Y'all take care of yourselves. And each other.

Friday, May 29, 2020

More Than a Number

Thought for the day:  Time is but a stream I go a-fishin' in.  I drink at it, but while I drink, I see the sandy bottom and detect how shallow it is.  Its thin current slips away, but eternity remains. [Henry David Thoreau]

I didn't just want to go fishing in it; I wanted to stand in it. I wanted to feel the waters of time swirl around my feet, to be made poignantly aware once again of its dual nature of fleeting and eternal. I wanted to hear the haunting call of the seagulls, and breathe in the distinctive briny scent of the ocean. And five years ago...when Smarticus took this picture of me at Myrtle Beach... he and and our friends Kati and Cliff allowed me to do just that. Even though none of them share my passion for the ocean, they indulged me by granting me some time to stand in the surf and replenish my soul. I appreciated it more than I could say. Having them do that for me was humbling and made me feel cared for.

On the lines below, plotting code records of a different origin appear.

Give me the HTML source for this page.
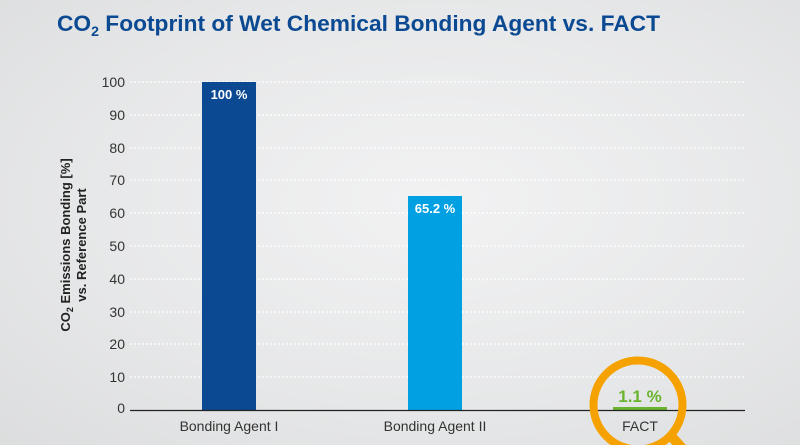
<!DOCTYPE html>
<html><head><meta charset="utf-8"><style>
body{margin:0;width:800px;height:445px;overflow:hidden;background:radial-gradient(ellipse at 55% 45%,#f2f2f3 0%,#e6e7e8 60%,#dcddde 100%);font-family:"Liberation Sans",sans-serif}
</style></head><body>
<svg width="800" height="445" xmlns="http://www.w3.org/2000/svg" style="position:absolute;left:0;top:0">
<text x="57" y="31" font-size="22.5" font-weight="bold" fill="#0b4a92" font-family="Liberation Sans" textLength="603" lengthAdjust="spacingAndGlyphs">CO<tspan font-size="14" dy="5">2</tspan><tspan dy="-5"> Footprint of Wet Chemical Bonding Agent vs. FACT</tspan></text>
<g stroke="#ffffff" stroke-width="1.2" stroke-dasharray="2,2">
<line x1="130" x2="745" y1="82" y2="82"/><line x1="130" x2="745" y1="115" y2="115"/><line x1="130" x2="745" y1="148" y2="148"/><line x1="130" x2="745" y1="180" y2="180"/><line x1="130" x2="745" y1="213" y2="213"/><line x1="130" x2="745" y1="246" y2="246"/><line x1="130" x2="745" y1="279" y2="279"/><line x1="130" x2="745" y1="312" y2="312"/><line x1="130" x2="745" y1="344" y2="344"/><line x1="130" x2="745" y1="377" y2="377"/>
</g>
<g font-size="14" fill="#333" text-anchor="end">
<text x="125" y="87">100</text><text x="125" y="120">90</text><text x="125" y="153">80</text><text x="125" y="185">70</text><text x="125" y="218">60</text><text x="125" y="251">50</text><text x="125" y="284">40</text><text x="125" y="317">30</text><text x="125" y="349">20</text><text x="125" y="382">10</text><text x="125" y="413">0</text>
</g>
<text transform="translate(70,245) rotate(-90)" text-anchor="middle" font-size="13" font-weight="bold" fill="#222">CO<tspan font-size="9" dy="3">2</tspan><tspan dy="-3"> Emissions Bonding [%]</tspan></text>
<text transform="translate(86,245) rotate(-90)" text-anchor="middle" font-size="13" font-weight="bold" fill="#222">vs. Reference Part</text>
<rect x="202" y="82" width="54" height="328" fill="#0b4a92"/>
<text x="229" y="99" text-anchor="middle" font-size="13" font-weight="bold" fill="#fff">100 %</text>
<rect x="408" y="196" width="54" height="214" fill="#00a0e3"/>
<text x="435" y="213" text-anchor="middle" font-size="13" font-weight="bold" fill="#fff">65.2 %</text>
<rect x="613" y="407" width="54" height="3" fill="#6ab42d"/>
<line x1="130" x2="745" y1="410.5" y2="410.5" stroke="#222" stroke-width="1.2"/>
<text x="229" y="431" text-anchor="middle" font-size="14" fill="#333">Bonding Agent I</text>
<text x="435" y="431" text-anchor="middle" font-size="14" fill="#333">Bonding Agent II</text>
<text x="640" y="431" text-anchor="middle" font-size="14" fill="#333">FACT</text>
<text x="640" y="402" text-anchor="middle" font-size="17" font-weight="bold" fill="#6ab42d">1.1 %</text>
<circle cx="638" cy="405" r="44.5" fill="none" stroke="#f5a100" stroke-width="8"/>
<line x1="672" y1="437" x2="690" y2="457" stroke="#f5a100" stroke-width="10"/>
</svg>
</body></html>
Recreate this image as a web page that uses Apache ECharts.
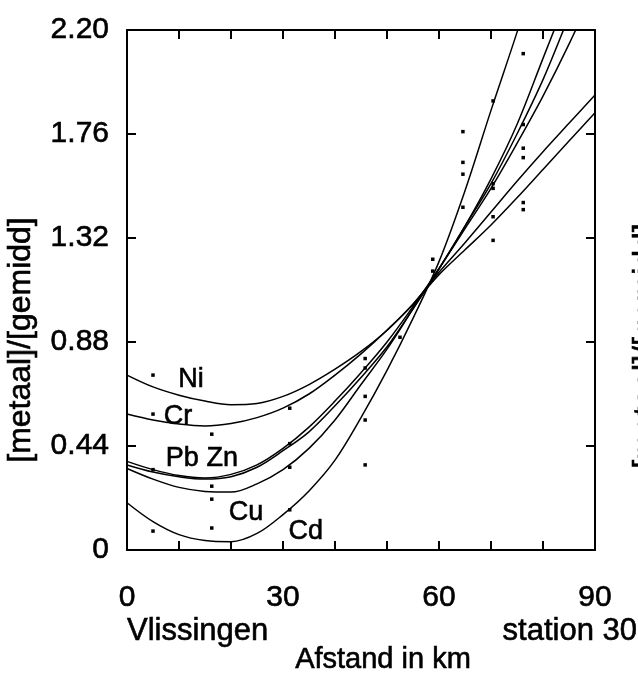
<!DOCTYPE html>
<html><head><meta charset="utf-8">
<script src="https://cdn.jsdelivr.net/npm/echarts/dist/echarts.min.js"></script>
<style>html,body{margin:0;padding:0;background:#fff}#c{width:638px;height:688px}</style>
</head><body><div id="c"></div>
<script>
// distance along the river (km)
const km = [0,5,10,15,20,25,30,35,40,45,50,55,60,65,70,75,80,85,90];
// fitted curves [metaal]/[gemidd]
const Ni = [0.74,0.69,0.655,0.63,0.615,0.62,0.65,0.70,0.765,0.84,0.93,1.04,1.165,1.27,1.375,1.49,1.61,1.73,1.85];
const Cr = [0.575,0.55,0.533,0.525,0.535,0.56,0.60,0.66,0.74,0.83,0.93,1.04,1.175,1.30,1.43,1.56,1.685,1.805,1.925];
const Pb = [0.375,0.34,0.315,0.305,0.32,0.36,0.43,0.52,0.63,0.75,0.88,1.03,1.19,1.36,1.53,1.72,1.92,2.14,2.38];
const Zn = [0.36,0.33,0.31,0.30,0.31,0.35,0.42,0.50,0.61,0.73,0.86,1.02,1.19,1.37,1.55,1.76,1.99,2.26,2.55];
const Cu = [0.345,0.30,0.265,0.248,0.245,0.28,0.34,0.43,0.55,0.70,0.85,1.02,1.19,1.37,1.57,1.80,2.08,2.36,2.65];
const Cd = [0.20,0.12,0.065,0.04,0.035,0.07,0.15,0.25,0.38,0.56,0.76,0.98,1.22,1.52,1.86,2.19,2.54,2.90,3.30];
// measured points
const dotKm  = [5,5,5,5, 16.3,16.3,16.3,16.3, 31.3,31.3,31.3,31.3, 45.8,45.8,45.8,45.8,45.8, 52.5, 58.8,58.8, 64.6,64.6,64.6,64.6, 70.4,70.4,70.4,70.4,70.4, 76.2,76.2,76.2,76.2,76.2,76.2];
const dotVal = [0.74,0.575,0.34,0.08, 0.49,0.27,0.215,0.093, 0.60,0.45,0.35,0.17, 0.81,0.77,0.65,0.55,0.36, 0.90, 1.23,1.18, 1.77,1.64,1.59,1.45, 1.90,1.55,1.53,1.41,1.31, 2.10,1.80,1.70,1.66,1.47,1.44];
// curve labels
const labelText = ['Ni','Cr','Pb Zn','Cu','Cd'];
const labelKm   = [12.3, 9.8, 14.4, 22.9, 34.4];
const labelVal  = [0.72, 0.563, 0.385, 0.16, 0.076];
// tick labels
const xTickLabels = [0,30,60,90];
const yTickLabels = ['0','0.44','0.88','1.32','1.76','2.20'];

const FONT = 'Liberation Sans';
const TB = {textBorderColor:'#000', textBorderWidth:0.6};
const chart = echarts.init(document.getElementById('c'), null, {renderer:'canvas'});
const curves = {Ni, Cr, Pb, Zn, Cu, Cd};
const lineSeries = Object.keys(curves).map(name => ({
  name, type:'line', smooth:0.35, symbol:'none', clip:true,
  lineStyle:{color:'#000', width:1.5, opacity:1},
  data: km.map((x,i)=>[x, curves[name][i]])
}));
const axisCommon = {
  type:'value', min:0, max:90, interval:10,
  axisLine:{show:true, onZero:false, lineStyle:{color:'#000', width:2}},
  axisTick:{show:true, inside:true, length:9, lineStyle:{color:'#000', width:2}},
  splitLine:{show:false}
};
const yCommon = {
  type:'value', min:0, max:2.2, interval:0.44,
  axisLine:{show:true, onZero:false, lineStyle:{color:'#000', width:2}},
  axisTick:{show:true, inside:true, length:9, lineStyle:{color:'#000', width:2}},
  splitLine:{show:false}
};
function txt(x, y, text, size, align, rot){
  return {type:'text', x, y, rotation:rot||0,
    style:{text, font:size+'px "Liberation Sans"', fill:'#000', stroke:'#000', lineWidth:0.6,
      align, verticalAlign:'middle'}};
}
chart.setOption({
  animation:false,
  backgroundColor:'#fff',
  grid:{left:127, right:43, top:30, bottom:138, containLabel:false},
  xAxis:[
    Object.assign({}, axisCommon, {
      position:'bottom',
      axisLabel:Object.assign({margin:33, fontSize:30, color:'#000', fontFamily:FONT,
        formatter:v => xTickLabels.indexOf(v) >= 0 ? String(v) : ''}, TB)
    }),
    Object.assign({}, axisCommon, {position:'top', axisLabel:{show:false}})
  ],
  yAxis:[
    Object.assign({}, yCommon, {
      position:'left',
      axisLabel:Object.assign({margin:18, fontSize:30, color:'#000', fontFamily:FONT,
        formatter:(v)=>{ const i = Math.round(v/0.44); return yTickLabels[i] || ''; }}, TB)
    }),
    Object.assign({}, yCommon, {position:'right', axisLabel:{show:false}})
  ],
  series: lineSeries.concat([
    {type:'scatter', symbol:'rect', symbolSize:3.5, itemStyle:{color:'#000', opacity:1},
     data: dotKm.map((x,i)=>[x, dotVal[i]])},
    {type:'scatter', symbolSize:0, silent:true, itemStyle:{color:'#000', opacity:1},
     label:Object.assign({show:true, position:'inside', fontSize:27, color:'#000', opacity:1, fontFamily:FONT,
       formatter:p=>labelText[p.dataIndex]}, TB),
     data: labelKm.map((x,i)=>[x, labelVal[i]])}
  ]),
  graphic:[
    txt(21, 340, '[metaal]/[gemidd]', 32, 'center', Math.PI/2),
    txt(127, 631, 'Vlissingen', 31, 'left'),
    txt(637, 631, 'station 30', 31, 'right'),
    txt(383, 660, 'Afstand in km', 29, 'center'),
    txt(646, 346, '[metaal]/[gemidd]', 32, 'center', Math.PI/2)
  ]
});
</script></body></html>
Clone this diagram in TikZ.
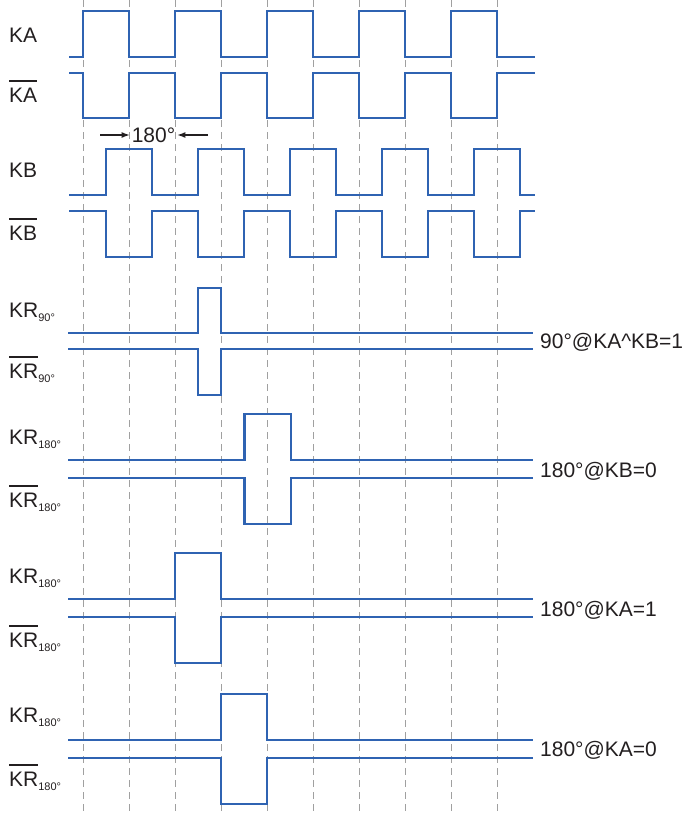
\documentclass[tikz,border=0pt]{standalone}
\usepackage{fontspec}
\setmainfont{Liberation Sans}
\usepackage{tikz}
\usetikzlibrary{arrows.meta,calc,positioning}
\definecolor{sigblue}{RGB}{47,99,178}
\definecolor{gridgray}{RGB}{160,160,160}
\definecolor{txtdark}{RGB}{35,31,32}
\newcommand{\barsig}[1]{\setbox0=\hbox{#1}\rlap{\raisebox{\dimexpr\ht0+6pt\relax}{\rule{\wd0}{1.4pt}}}\box0}
\newcommand{\subdeg}[1]{\raisebox{-4pt}{\fontsize{11}{12}\selectfont #1}}

\begin{document}
\begin{tikzpicture}[x=1pt, y=-1pt]
	\tikzstyle{every node} = [inner sep = 0pt, text = txtdark, font = \fontsize{21}{25}\selectfont]
	\tikzstyle{lbl} = [anchor = base west]
	\tikzstyle{wave} = [draw = sigblue, line width = 2.9pt]
	\tikzstyle{grid} = [draw = gridgray, line width = 0.9pt, dash pattern = on 7pt off 5pt]
	\useasboundingbox (0, 0) rectangle (690, 814);
	% dashed time marks
	\path[grid] (83, 0) -- (83, 814);
	\path[grid] (129, 0) -- (129, 814);
	\path[grid] (175, 0) -- (175, 814);
	\path[grid] (221, 0) -- (221, 814);
	\path[grid] (267, 0) -- (267, 814);
	\path[grid] (313, 0) -- (313, 814);
	\path[grid] (359, 0) -- (359, 814);
	\path[grid] (405, 0) -- (405, 814);
	\path[grid] (451, 0) -- (451, 814);
	\path[grid] (497, 0) -- (497, 814);
	% signal names
\node[lbl] (ka) at (9, 42) {KA};
\node[lbl] (kabar) at (9, 102) {\barsig{KA}};
\node[lbl] (kb) at (9, 177) {KB};
\node[lbl] (kbbar) at (9, 240) {\barsig{KB}};
\node[lbl] (kr90) at (9, 317) {KR\subdeg{90°}};
\node[lbl] (kr90bar) at (9, 378) {\barsig{KR}\subdeg{90°}};
\node[lbl] (kra) at (9, 444) {KR\subdeg{180°}};
\node[lbl] (krabar) at (9, 507) {\barsig{KR}\subdeg{180°}};
\node[lbl] (krb) at (9, 583) {KR\subdeg{180°}};
\node[lbl] (krbbar) at (9, 647) {\barsig{KR}\subdeg{180°}};
\node[lbl] (krc) at (9, 722) {KR\subdeg{180°}};
\node[lbl] (krcbar) at (9, 786) {\barsig{KR}\subdeg{180°}};
	% conditions
\node[lbl] (c90) at (540, 348) {90°@KA\textasciicircum KB=1};
\node[lbl] (ckb0) at (540, 477) {180°@KB=0};
\node[lbl] (cka1) at (540, 616) {180°@KA=1};
\node[lbl] (cka0) at (540, 756) {180°@KA=0};
	% phase shift
\node[inner sep = 2pt] (deg) at (153.5, 135) {180°};
\coordinate (degl) at (100, 135);
\coordinate (degr) at (208, 135);
	\path[draw, txtdark, line width = 1.1pt, -{Latex[length=8pt, width=6pt]}] (degl) -- (deg.west);
	\path[draw, txtdark, line width = 1.1pt, -{Latex[length=8pt, width=6pt]}] (degr) -- (deg.east);
	% KA, KB
	\path[wave] (69, 57) -| (83, 11) -| (129, 57) -| (175, 11) -| (221, 57) -| (267, 11) -| (313, 57) -| (359, 11) -| (405, 57) -| (451, 11) -| (497, 57) -- (535, 57);
	\path[wave] (69, 73) -| (83, 118) -| (129, 73) -| (175, 118) -| (221, 73) -| (267, 118) -| (313, 73) -| (359, 118) -| (405, 73) -| (451, 118) -| (497, 73) -- (535, 73);
	\path[wave] (69, 195) -| (106, 149) -| (152, 195) -| (198, 149) -| (244, 195) -| (290, 149) -| (336, 195) -| (382, 149) -| (428, 195) -| (474, 149) -| (520, 195) -- (535, 195);
	\path[wave] (69, 211) -| (106, 257) -| (152, 211) -| (198, 257) -| (244, 211) -| (290, 257) -| (336, 211) -| (382, 257) -| (428, 211) -| (474, 257) -| (520, 211) -- (535, 211);
	% reference pulses
	\path[wave] (68, 333) -| (198, 288) -| (221, 333) -- (533, 333);
	\path[wave] (68, 349) -| (198, 395) -| (221, 349) -- (533, 349);
	\path[wave] (68, 460) -| (244.5, 414) -| (291, 460) -- (533, 460);
	\path[wave] (68, 478) -| (244.5, 524) -| (291, 478) -- (533, 478);
	\path[wave] (68, 599) -| (175, 553) -| (221, 599) -- (533, 599);
	\path[wave] (68, 617) -| (175, 663) -| (221, 617) -- (533, 617);
	\path[wave] (68, 740) -| (221, 694) -| (267, 740) -- (533, 740);
	\path[wave] (68, 758) -| (221, 804) -| (267, 758) -- (533, 758);
	\end{tikzpicture}
\end{document}
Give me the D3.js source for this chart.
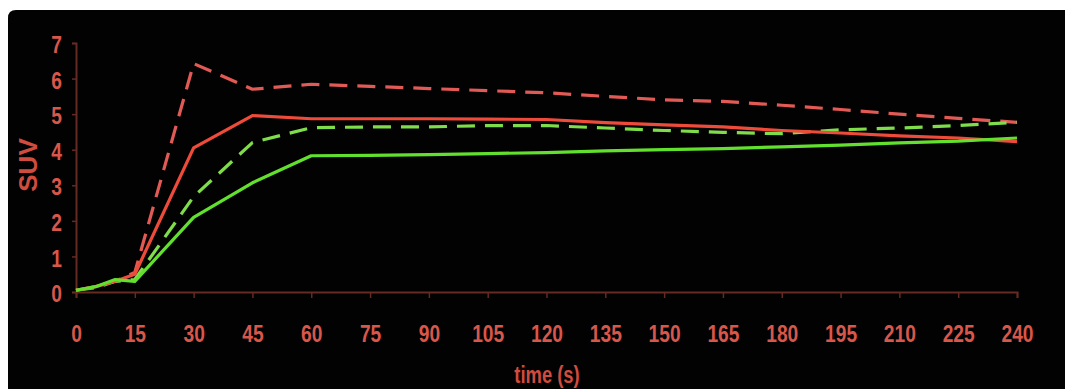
<!DOCTYPE html>
<html>
<head>
<meta charset="utf-8">
<script src="https://cdn.jsdelivr.net/npm/d3@7"></script>
<style>
  html, body { margin: 0; padding: 0; background: #ffffff; }
  svg { display: block; }
</style>
</head>
<body>
<svg id="chart" width="1065" height="389"></svg>
<script>
const times = [0, 5, 10, 15, 30, 45, 60, 75, 90, 105, 120, 135, 150, 165, 180, 195, 210, 225, 240];
const xTicks = [0, 15, 30, 45, 60, 75, 90, 105, 120, 135, 150, 165, 180, 195, 210, 225, 240];
const yTicks = [0, 1, 2, 3, 4, 5, 6, 7];
const redDashed   = [0.05, 0.15, 0.3, 0.55, 6.42, 5.7, 5.84, 5.78, 5.72, 5.66, 5.6, 5.5, 5.4, 5.36, 5.25, 5.13, 5.0, 4.88, 4.77];
const redSolid    = [0.05, 0.15, 0.3, 0.5, 4.05, 4.96, 4.87, 4.87, 4.87, 4.86, 4.85, 4.76, 4.7, 4.64, 4.54, 4.47, 4.39, 4.33, 4.23];
const greenDashed = [0.05, 0.12, 0.3, 0.35, 2.68, 4.2, 4.62, 4.64, 4.64, 4.68, 4.68, 4.61, 4.54, 4.49, 4.45, 4.56, 4.61, 4.68, 4.77];
const greenSolid  = [0.05, 0.15, 0.35, 0.3, 2.1, 3.07, 3.83, 3.84, 3.86, 3.89, 3.92, 3.97, 4.0, 4.03, 4.08, 4.13, 4.19, 4.24, 4.33];

const svg = d3.select("#chart");
const W = 1065, H = 389;

// black panel with rounded top-left corner
svg.append("path")
  .attr("d", `M8,${H} L8,18 Q8,10 16,10 L${W},10 L${W},${H} Z`)
  .attr("fill", "#030202");

const x = d3.scaleLinear().domain([0, 240]).range([76, 1017]);
const y = d3.scaleLinear().domain([0, 7]).range([292, 43]);

const axisColor = "#652a22";
const labelColor = "#d8574a";
const font = "'Liberation Sans',Arial,sans-serif";
const squeeze = 0.8;

// x axis
const gx = svg.append("g").attr("transform", `translate(0,${y(0)})`)
  .call(d3.axisBottom(x).tickValues(xTicks).tickSize(6).tickPadding(27).tickFormat(d3.format("d")));
gx.select(".domain").attr("stroke", axisColor).attr("stroke-width", 2);
gx.selectAll(".tick line").attr("stroke", axisColor).attr("stroke-width", 1.5);
gx.selectAll(".tick text").attr("fill", labelColor).attr("font-family", font)
  .attr("font-size", 24).attr("font-weight", "bold")
  .attr("transform", `scale(${squeeze},1)`);

// y axis
const gy = svg.append("g").attr("transform", `translate(${x(0)},0)`)
  .call(d3.axisLeft(y).tickValues(yTicks).tickSize(4).tickPadding(10).tickFormat(d3.format("d")));
gy.select(".domain").attr("stroke", axisColor).attr("stroke-width", 2);
gy.selectAll(".tick line").attr("stroke", axisColor).attr("stroke-width", 1.5);
gy.selectAll(".tick text").attr("fill", labelColor).attr("font-family", font)
  .attr("font-size", 24).attr("font-weight", "bold")
  .attr("x", -14 / squeeze).attr("dy", "0.4em")
  .attr("transform", `scale(${squeeze},1)`);

// axis titles
svg.append("text")
  .attr("transform", "translate(37,165) rotate(-90)")
  .attr("text-anchor", "middle")
  .attr("fill", "#d04c3e").attr("font-family", font)
  .attr("font-size", 26).attr("font-weight", "bold")
  .text("SUV");

svg.append("text")
  .attr("transform", `translate(547,383) scale(${squeeze},1)`)
  .attr("text-anchor", "middle")
  .attr("fill", "#d04c3e").attr("font-family", font)
  .attr("font-size", 23).attr("font-weight", "bold")
  .text("time (s)");

const line = d3.line().x((d, i) => x(times[i])).y(d => y(d));

const series = [
  { values: redDashed,   color: "#e25a55", dash: "18,10" },
  { values: greenDashed, color: "#7fdc4a", dash: "18,10" },
  { values: redSolid,    color: "#ee4b3b", dash: null },
  { values: greenSolid,  color: "#62e02e", dash: null }
];

svg.append("g").selectAll("path")
  .data(series)
  .join("path")
  .attr("d", d => line(d.values))
  .attr("fill", "none")
  .attr("stroke", d => d.color)
  .attr("stroke-width", 3.2)
  .attr("stroke-linejoin", "round")
  .attr("stroke-dasharray", d => d.dash);
</script>
</body>
</html>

Recently, while struggling to keep my footing in a surf of swirling emotions, I momentarily felt as alone as I look in that photo. As a number of you already know, Smarticus... AKA Mike... my Number One and only... went into the hospital last week. Watching that ambulance take him away and knowing that because of coronavirus safety precautions, we can't see each other while he's there, was as painful as a kick in  in the solar plexus. With a steel-toed pointy boot. But thankfully, that devastating feeling of being totally alone has passed.

Our kids and friends circled the wagons, reminding me that I'm not alone at all... and that circle includes you guys. I'm humbled by your expressions of concern, and I appreciate your outreach more than I can say. Thank you.

We can... and do... talk on the phone multiple times a day.  He's been getting treatments to ease his pain and make him more comfortable, and he'll be transferred to an acute physical therapy place today, where the hope is to get him back on his feet again so he can come home. Believe me, if anybody can accomplish that, he can. Then we'll be ready to tackle whatever comes next. For more than 51 years, I've leaned on him, and now it's his turn. He can relax and lean on me now, and much to my surprise, I've discovered that I'm more than strong enough to hold us both up. We've got this, and we're still laughing together... even if it's only over the phone for now.

I'd planned to post the following video last Friday for Memorial Day, but you know what they say about the best-laid plans. But ya know what? It isn't too late to post it. I'm one of those strange folks who still thinks of Memorial Day as falling on May 30, as opposed to the last Monday of the month, so as far as I'm concerned, this post is right on time.

Yesterday's newspaper said we've now surpassed 100,000 deaths from the coronavirus here in the U.S. It's hard to wrap our minds around such a big number, isn't it? Hard to imagine such a profound loss. It's as difficult to assimilate the number of global deaths from this virus as it is to grasp the huge numbers representing the men and women who've died during wartime. Stark heartless numbers tend to dehumanize the reality of each of those individual deaths. In 2013, British artists Jamie Wardley and Andy Moss organized an amazing artistic endeavor called The Fallen that poignantly depicts the reality of the 9000 who lost their lives on the beaches of Normandy:

To those who died, honor and eternal rest; to those still in bondage, remembrance and hope; to those who returned, gratitude and peace. [engraved on the Illinois Vietnam Veterans Memorial]

[Yes, that's my hubby in the header pic... taken when he was a grunt in Vietnam. He's writing me a letter...]

       Again, thank you all. Your caring truly lifted me up. And psssst... keep smiling. I am.